Lockdown diary: Return to Cockaynes

The speed of change in Spring never ceases to amaze, and a privilege of ‘lockdown’ is that is gives us the excuse, with little else crowding in on our existence, to see those changes in close up and on a  regular basis. So, a week since we last exercised our right to exercise there, back to Cockaynes, and a series of remarkable changes. Budburst is almost complete, Sweet Chestnut in particular providing a sculptural and subtly colourful backdrop in the again crystal clear light.

Likewise, spears of Bracken thrusting skyward and starting to unfurl eagle-winged fronds demonstrate the reasoning behind the second part of its scientific name Pteridium aquilinum.

 

In some respects, the pace of change may have been pushed hard this year by the ongoing lack of rain, and grass-shrivelling, lichen-crisping drought. Last week’s botanical highlights had gone in the ‘Blinks of an eye’, and the most sandy patches are now almost flowerless, apart from newly emerging, red-stemmed Early Hair-grass. The wildlife shouts mid-May rather than mid-April, as if lockdown has given Nature the time to start cranking the seasonal wheel a touch faster.

Gorse of course is pretty much immune to drought, and still flowering profusely.

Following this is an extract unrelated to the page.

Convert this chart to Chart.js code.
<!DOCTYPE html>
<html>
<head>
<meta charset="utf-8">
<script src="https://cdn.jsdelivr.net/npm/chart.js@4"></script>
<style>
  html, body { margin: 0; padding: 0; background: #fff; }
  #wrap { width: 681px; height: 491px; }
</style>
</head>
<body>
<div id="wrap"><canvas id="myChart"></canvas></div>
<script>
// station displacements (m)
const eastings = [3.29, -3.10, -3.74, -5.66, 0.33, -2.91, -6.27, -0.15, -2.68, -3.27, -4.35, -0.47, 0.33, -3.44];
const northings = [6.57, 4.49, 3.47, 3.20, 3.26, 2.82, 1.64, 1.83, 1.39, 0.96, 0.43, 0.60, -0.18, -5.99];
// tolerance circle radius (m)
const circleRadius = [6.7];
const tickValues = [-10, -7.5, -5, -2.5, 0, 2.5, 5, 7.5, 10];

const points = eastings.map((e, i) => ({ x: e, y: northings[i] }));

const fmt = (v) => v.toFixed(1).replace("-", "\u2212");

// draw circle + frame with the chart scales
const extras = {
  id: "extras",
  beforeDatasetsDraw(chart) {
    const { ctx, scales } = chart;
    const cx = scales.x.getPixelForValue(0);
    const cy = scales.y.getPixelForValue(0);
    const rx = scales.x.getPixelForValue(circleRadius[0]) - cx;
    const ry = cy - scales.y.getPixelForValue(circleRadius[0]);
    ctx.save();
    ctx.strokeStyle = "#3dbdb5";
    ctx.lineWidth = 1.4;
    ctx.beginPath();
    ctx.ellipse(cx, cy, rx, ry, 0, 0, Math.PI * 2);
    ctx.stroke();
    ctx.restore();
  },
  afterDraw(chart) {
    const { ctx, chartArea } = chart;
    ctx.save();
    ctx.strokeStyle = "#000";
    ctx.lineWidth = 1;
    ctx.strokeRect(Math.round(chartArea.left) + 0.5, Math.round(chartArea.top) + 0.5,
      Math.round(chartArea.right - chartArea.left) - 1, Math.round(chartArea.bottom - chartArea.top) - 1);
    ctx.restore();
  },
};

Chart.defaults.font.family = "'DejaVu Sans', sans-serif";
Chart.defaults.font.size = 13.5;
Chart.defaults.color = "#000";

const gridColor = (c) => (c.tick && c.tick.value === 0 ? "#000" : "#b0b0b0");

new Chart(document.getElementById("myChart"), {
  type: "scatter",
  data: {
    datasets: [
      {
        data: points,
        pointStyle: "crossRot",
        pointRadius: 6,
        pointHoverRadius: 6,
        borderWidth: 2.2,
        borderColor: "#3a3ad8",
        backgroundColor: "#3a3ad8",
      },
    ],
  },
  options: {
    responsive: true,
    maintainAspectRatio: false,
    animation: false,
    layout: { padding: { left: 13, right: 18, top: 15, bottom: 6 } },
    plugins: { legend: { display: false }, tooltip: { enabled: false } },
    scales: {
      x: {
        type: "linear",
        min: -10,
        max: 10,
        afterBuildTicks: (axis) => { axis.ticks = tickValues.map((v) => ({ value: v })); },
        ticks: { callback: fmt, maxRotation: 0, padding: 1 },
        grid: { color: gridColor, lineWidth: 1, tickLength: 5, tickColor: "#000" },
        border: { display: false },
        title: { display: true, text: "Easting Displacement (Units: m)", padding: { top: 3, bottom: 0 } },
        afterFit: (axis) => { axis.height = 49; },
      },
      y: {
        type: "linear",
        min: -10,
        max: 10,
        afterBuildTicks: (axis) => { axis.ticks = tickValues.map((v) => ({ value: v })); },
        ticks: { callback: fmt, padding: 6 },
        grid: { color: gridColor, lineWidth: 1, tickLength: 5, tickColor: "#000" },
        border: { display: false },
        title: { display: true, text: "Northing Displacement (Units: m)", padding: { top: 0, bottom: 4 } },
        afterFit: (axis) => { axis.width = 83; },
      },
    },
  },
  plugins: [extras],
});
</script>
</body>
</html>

And attracting numerous newly emerged Green Hairstreaks, beautiful when seen at rest, but in flittery flight almost impossible to follow, despite the intense metallic green iridescence of their underwings.

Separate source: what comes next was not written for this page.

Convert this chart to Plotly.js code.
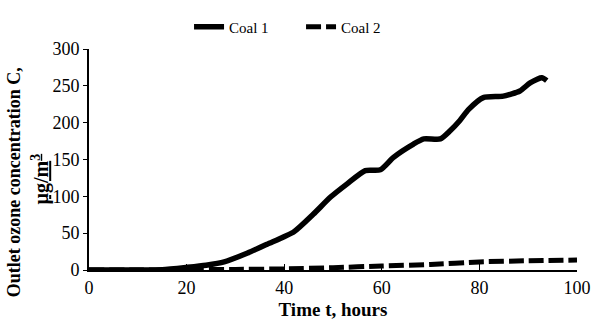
<!DOCTYPE html>
<html>
<head>
<meta charset="utf-8">
<script src="https://cdn.plot.ly/plotly-3.0.1.min.js"></script>
<style>
  html, body { margin: 0; padding: 0; background: #fff; }
  #chart { width: 607px; height: 325px; }
</style>
</head>
<body>
<div id="chart"></div>
<script>
// Coal 1 outlet ozone vs time
const coal1Time = [0, 5, 10, 15, 20.2, 24, 27.7, 32.5, 36.5, 42, 46, 49.5, 52.9, 56.6, 59.7, 62.4, 66.5, 68.6, 72, 74, 76, 77.8, 80.8, 84.9, 88.3, 90.4, 92.8, 93.8];
const coal1Conc = [0, 0, 0, 0.3, 3.6, 6.5, 11, 23, 35, 52, 76, 99, 117, 135, 136, 153, 171, 178, 178, 189, 203, 218, 234, 236, 243, 254, 261, 257];

// Coal 2
const coal2Time = [0, 10, 20, 30, 40, 50, 60, 70, 80, 90, 100];
const coal2Conc = [0, 0, 0.3, 0.8, 1.5, 3.2, 5.4, 7.5, 11, 12.5, 13.5];

const xTicks = [0, 20, 40, 60, 80, 100];
const yTicks = [0, 50, 100, 150, 200, 250, 300];

const serif = 'Liberation Serif, Times New Roman, serif';

const traces = [
  {
    x: coal1Time, y: coal1Conc, name: 'Coal 1', type: 'scatter', mode: 'lines',
    line: { color: '#000', width: 5.5, shape: 'spline', smoothing: 0.6 },
  },
  {
    x: coal2Time, y: coal2Conc, name: 'Coal 2', type: 'scatter', mode: 'lines',
    line: { color: '#000', width: 5, dash: '15px,5px', shape: 'spline', smoothing: 0.6 },
  },
];

const layout = {
  width: 607,
  height: 325,
  margin: { l: 89, r: 30, t: 48, b: 55 },
  paper_bgcolor: '#fff',
  plot_bgcolor: '#fff',
  font: { family: serif, color: '#000', size: 18 },
  showlegend: true,
  legend: {
    orientation: 'h',
    x: 0.205, xanchor: 'left',
    y: 1.095, yanchor: 'middle',
    font: { family: serif, size: 15, color: '#000' },
    entrywidth: 67,
    entrywidthmode: 'pixels',
    itemwidth: 30,
  },
  xaxis: {
    range: [0, 100],
    tickvals: xTicks,
    ticktext: xTicks.map(String),
    showgrid: false,
    zeroline: false,
    showline: true,
    linecolor: '#000',
    linewidth: 2,
    ticks: 'inside',
    ticklen: 6,
    tickwidth: 1,
    tickcolor: '#000',
    tickfont: { family: serif, size: 18 },
    title: { text: '<b>Time t, hours</b>', font: { family: serif, size: 19 }, standoff: 6 },
  },
  yaxis: {
    range: [0, 300],
    tickvals: yTicks,
    ticktext: yTicks.map(String),
    showgrid: false,
    zeroline: false,
    showline: true,
    linecolor: '#000',
    linewidth: 2,
    ticks: 'outside',
    ticklen: 4,
    tickwidth: 1,
    tickcolor: '#000',
    tickfont: { family: serif, size: 18 },
  },
  annotations: [
    {
      text: '<b>Outlet ozone concentration C,</b>',
      xref: 'paper', yref: 'paper',
      x: -0.152, y: 0.396, xanchor: 'center', yanchor: 'middle',
      textangle: -90, showarrow: false,
      font: { family: serif, size: 18, color: '#000' },
    },
    {
      text: '<b><u>µg/m<sup>3</sup></u></b>',
      xref: 'paper', yref: 'paper',
      x: -0.1, y: 0.41, xanchor: 'center', yanchor: 'middle',
      textangle: -90, showarrow: false,
      font: { family: serif, size: 20, color: '#000' },
    },
  ],
};

Plotly.newPlot('chart', traces, layout, { staticPlot: true, displayModeBar: false });
</script>
</body>
</html>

And in similar places, Speckled Yellow moths, a rather sparsely distributed species in Essex, skipped numerously around the patches of Wood Sage, its larval food plant.

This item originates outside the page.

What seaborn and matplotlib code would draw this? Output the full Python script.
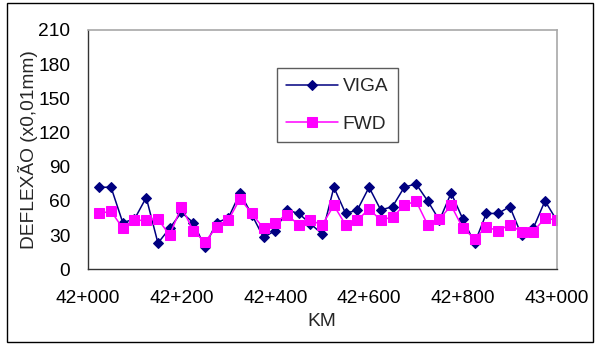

Lots of other new emergences apparent this week included dancing fairies, flocks of then around the birches – courtship swarms of Green Longhorn moths…

… and herds of St Mark’s flies everywhere, after their first tentative appearances yesterday. Great food for the Swallows overhead, they are two days early, coming out on St George’s Day rather than St Mark’s…though one cannot imagine St G would be too upset. Spreading his patronage over a diverse portfolio, from England to Ethiopia, Catalonia to Estonia and syphilitics to plague victims, he is clearly not too precious to allow St M’s flies to muscle into his action. And later in the day, above the flat, the wheeling, snapping groups of Black-headed Gulls were presumably cashing in on this bounty, they way they do when nests of flying ants emerge later in the season.